И та «поправка», которой некоторые авторы пытаются смягчить нелепость такого представления, — поправка, состоящая в том, что «частным» наукам вменяется обязанность выяснять «частные и особенные» связи вещей, не трогая «всеобщих» «универсальных» связей между ними (это-де прерогатива «философии»!), дела нисколько не меняет. Взгляд этот [356] обрекает «частные» науки на ущербное существование, поскольку, по существу, запрещает им доискиваться до диалектики в составе своего предмета, запрещает им диалектически разворачивать понимание этого предмета, поскольку иначе для «философии» не останется работы.
В этом именно и заключается вред представления о философии как об особой науке о «мире в целом» или о «всеобщей связи вещей и знаний о вещах». Архаичное по содержанию, это представление всегда оказывается не только консервативным, но и прямо реакционным, ретроградным, если брать его в отношении к «частным» наукам. По существу, оно внушает естественникам: копайтесь в своих частностях и подробностях, а выявлять в этих ваших частностях и подробностях диалектику не смейте, не ваше это дело, не по чину берете, ибо это — монопольная привилегия «философии» и «философов»!
Именно поэтому Ф. Энгельс и расценивает позитивистскую затею создания философской картины-системы мира в целом не просто как пустопорожнюю, но и как антинаучную, как антидиалектическую затею, активно препятствующую проникновению диалектики в головы и в теории самих «положительных» ученых, т. е. естествоиспытателей и историков. Диалектику в природе не только может, но и обязано вскрывать полностью и без остатка само естествознание, так же как диалектику общественно-исторического процесса выясняет и способна выяснять только вся совокупность общественных наук — политэкономия, теория государства и права, психология и т. д. и т. п. И никак не «философия», будь то философия «вообще», «философия природы» или «философия истории», тщетно старающиеся компенсировать недостаток диалектического (тут — теоретического) мышления, т. е. искусства оперировать понятиями, то и дело проявляемый естествоиспытателями и историками, путем сооружения «философского» дубликата их собственных наук, вместо того чтобы помочь им преодолевать этот недостаток внутри самих научных теорий.

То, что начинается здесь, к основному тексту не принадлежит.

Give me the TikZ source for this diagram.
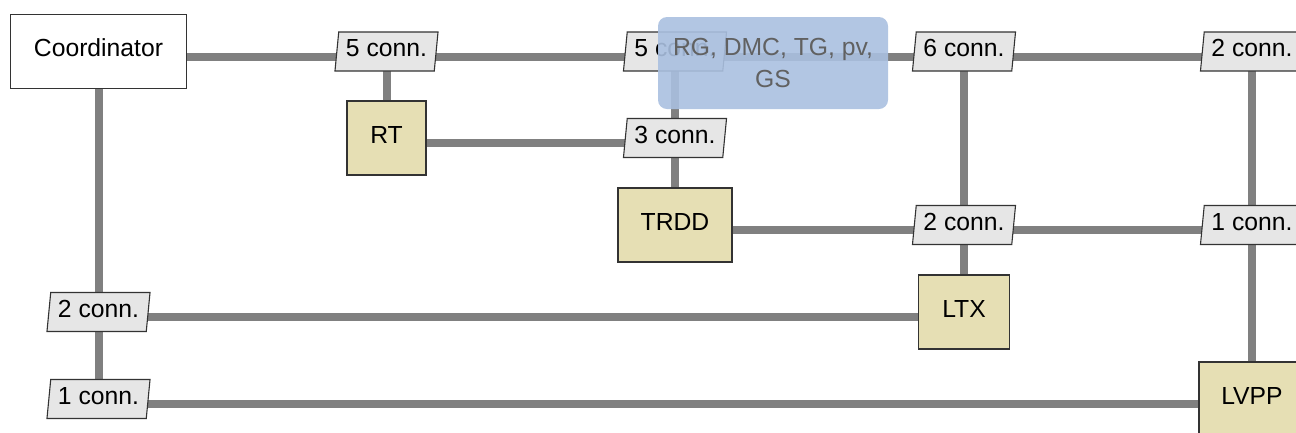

Не менее категоричен в оценке позитивистского толкования места и роли философии в составе современного научного мировоззрения и В.И. Ленин.
На полях книги Абеля Рея «Современная философия» по поводу рассуждения автора, повторяющего в этом пункте взгляд Конта и Дюринга, В.И. Ленин делает краткие, но достаточно выразительные пометки. Рей излагает стандартный позитивистский взгляд на философию как на «участок научной работы, имеющий целью научные обобщения и синтез наук»:
«Почему бы философии не быть, таким же образом, общим синтезом всех научных знаний, усилием представить себе неизвестное функцией известного, чтобы помочь его открытию и поддержать научный дух в его настоящей ориентации? Она бы отличалась от науки лишь большей общностью гипотезы; философская теория, вместо того чтобы быть теорией группы изолированных и хорошо разграниченных фактов, была бы теорией совокупности фактов, которые нам являет природа, системой природы, как говорили в XVIII веке, или же по крайней мере прямым вкладом в теорию такого рода».
Оценка этого пассажа В.И. Лениным совершенно однозначна: «блягер!» и «дура!». Не очень вежливо, но зато предельно ясно выраженное отношение[8]. [357]
С точки зрения Ленина, позитивистские воззрения на роль философии попросту не заслуживают иного отношения. Вот его оценка суворовской «всеобщей теории бытия»:
«Так. Так. «Всеобщая теория бытия» вновь открыта С. Суворовым после того, как ее много раз открывали в самых различных формах многочисленные представители философской схоластики. Поздравляем русских махистов с новой «всеобщей теорией бытия»! Будем надеяться, что следующий свой коллективный труд они посвятят всецело обоснованию и развитию этого великого открытия!»[9].
Острота и недвусмысленность реакции Ленина объясняется прежде всего тем, что все подобные затеи с созданием «всеобщих теорий бытия» возникали в это время не как пустопорожние забавы, а как прямые антитезы энгельсовскому пониманию диалектики как науки — тому самому пониманию, которое Ленин последовательно отстаивал в полемике с ревизионистами.